Based in Pismo Beach, Calif., AmpSurf is dedicated to helping disabled veterans, children and adults through adaptive surfing and other fun outdoor activities.

AmpSurf has offered clinics on the coast of California for several years. This is the first summer the organization has sponsored activities on the East Coast. Cummings expects as many as 500 people to participate in AmpSurf events this year.

Six-year-old Shaun McLaughlin of Natick Mass., was very happy that Cummings brought his lessons east. Born with amniotic band syndrome, McLaughlin has no right foot and has used a prosthetic since before he could walk.

As he perched on one of AmpSurf’s surfboards on the sand Thursday, he said he likes soccer, baseball, basketball and playing with his friends.

Now, he loves surfing.

McLaughlin smiled broadly as he stood on his board and rode the waves into shore with help from trained AmpSurf instructors and volunteers. Even when he fell, he grinned.
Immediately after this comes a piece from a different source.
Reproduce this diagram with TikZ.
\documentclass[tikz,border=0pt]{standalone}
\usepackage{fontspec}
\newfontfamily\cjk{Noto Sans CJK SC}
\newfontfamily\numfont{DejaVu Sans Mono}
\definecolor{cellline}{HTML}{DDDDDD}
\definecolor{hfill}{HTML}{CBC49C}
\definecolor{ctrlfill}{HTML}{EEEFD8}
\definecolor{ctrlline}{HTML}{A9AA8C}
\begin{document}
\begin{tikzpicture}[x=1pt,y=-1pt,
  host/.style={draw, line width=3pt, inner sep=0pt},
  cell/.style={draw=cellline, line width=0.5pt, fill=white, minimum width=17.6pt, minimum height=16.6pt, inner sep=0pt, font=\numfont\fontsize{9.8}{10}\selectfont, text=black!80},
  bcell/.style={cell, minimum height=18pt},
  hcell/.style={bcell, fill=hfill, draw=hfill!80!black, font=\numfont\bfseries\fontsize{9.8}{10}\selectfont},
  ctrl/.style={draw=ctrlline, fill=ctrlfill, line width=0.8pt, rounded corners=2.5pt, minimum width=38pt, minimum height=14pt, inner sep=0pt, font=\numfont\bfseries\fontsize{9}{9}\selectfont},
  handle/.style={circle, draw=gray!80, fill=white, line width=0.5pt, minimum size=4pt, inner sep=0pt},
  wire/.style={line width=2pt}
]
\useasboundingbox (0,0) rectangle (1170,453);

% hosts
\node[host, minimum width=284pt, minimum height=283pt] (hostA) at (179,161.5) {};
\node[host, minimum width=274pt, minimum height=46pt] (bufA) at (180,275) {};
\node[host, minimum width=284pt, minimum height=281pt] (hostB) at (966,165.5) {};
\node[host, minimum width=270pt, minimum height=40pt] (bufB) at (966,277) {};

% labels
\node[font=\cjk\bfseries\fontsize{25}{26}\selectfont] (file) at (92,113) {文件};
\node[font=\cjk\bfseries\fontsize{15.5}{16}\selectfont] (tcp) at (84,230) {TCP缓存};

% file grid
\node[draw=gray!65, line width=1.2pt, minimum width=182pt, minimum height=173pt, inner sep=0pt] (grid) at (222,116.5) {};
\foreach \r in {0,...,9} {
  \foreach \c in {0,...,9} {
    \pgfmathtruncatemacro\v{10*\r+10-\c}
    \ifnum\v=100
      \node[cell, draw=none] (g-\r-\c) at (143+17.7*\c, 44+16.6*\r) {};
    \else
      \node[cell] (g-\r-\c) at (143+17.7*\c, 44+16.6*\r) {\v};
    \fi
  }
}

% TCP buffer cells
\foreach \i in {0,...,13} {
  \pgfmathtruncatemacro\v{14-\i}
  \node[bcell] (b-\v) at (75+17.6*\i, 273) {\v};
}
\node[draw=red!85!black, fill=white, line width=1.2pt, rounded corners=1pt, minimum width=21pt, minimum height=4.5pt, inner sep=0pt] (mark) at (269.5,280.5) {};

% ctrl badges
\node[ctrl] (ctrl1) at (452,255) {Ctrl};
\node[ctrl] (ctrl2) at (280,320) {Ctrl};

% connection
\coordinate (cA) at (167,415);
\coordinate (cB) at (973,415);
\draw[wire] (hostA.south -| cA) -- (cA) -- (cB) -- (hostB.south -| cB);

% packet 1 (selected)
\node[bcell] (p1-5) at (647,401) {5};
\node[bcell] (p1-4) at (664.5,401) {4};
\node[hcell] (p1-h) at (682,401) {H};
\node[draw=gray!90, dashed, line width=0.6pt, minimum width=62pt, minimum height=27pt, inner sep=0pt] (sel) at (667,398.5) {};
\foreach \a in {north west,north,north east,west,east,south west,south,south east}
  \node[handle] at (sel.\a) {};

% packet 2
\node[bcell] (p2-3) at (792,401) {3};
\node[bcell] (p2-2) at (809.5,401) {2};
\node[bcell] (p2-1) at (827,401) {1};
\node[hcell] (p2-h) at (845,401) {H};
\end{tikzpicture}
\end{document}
“You go, like, very high,” he said.

Nine instructors and two staff members came from California to host the East Coast clinics, which are free and open to people of any age.

Brian Foss, 57, of Gilford, N.H., who was diagnosed with polio in 1955, the year the vaccine came out, came to surf for the first time. Foss, whose left leg is half the size of his right leg, said he enjoyed getting to try surfing.

Among the instructors was Nathan Smids, 27, of Morro Bay, Calif., who first had contact with AmpSurf as a participant in a clinic. He fell in love with surfing and went through the training to become an instructor.

Smids lost part of his right leg after a snowboarding accident in Canada, where he was born. Doctors had to amputate part of the leg about seven years ago because of an infection that set in from metal that was used to repair a broken bone.

Like Cummings, Smids hasn’t really slowed down. He travels and is now an active surfer. He will go to Hawaii soon to compete in a well-known surfing competition.


As he stood on the beach in York during a pause in the instruction, he offered a simple statement for how he has approached life since his accident: “It makes you not waste time.”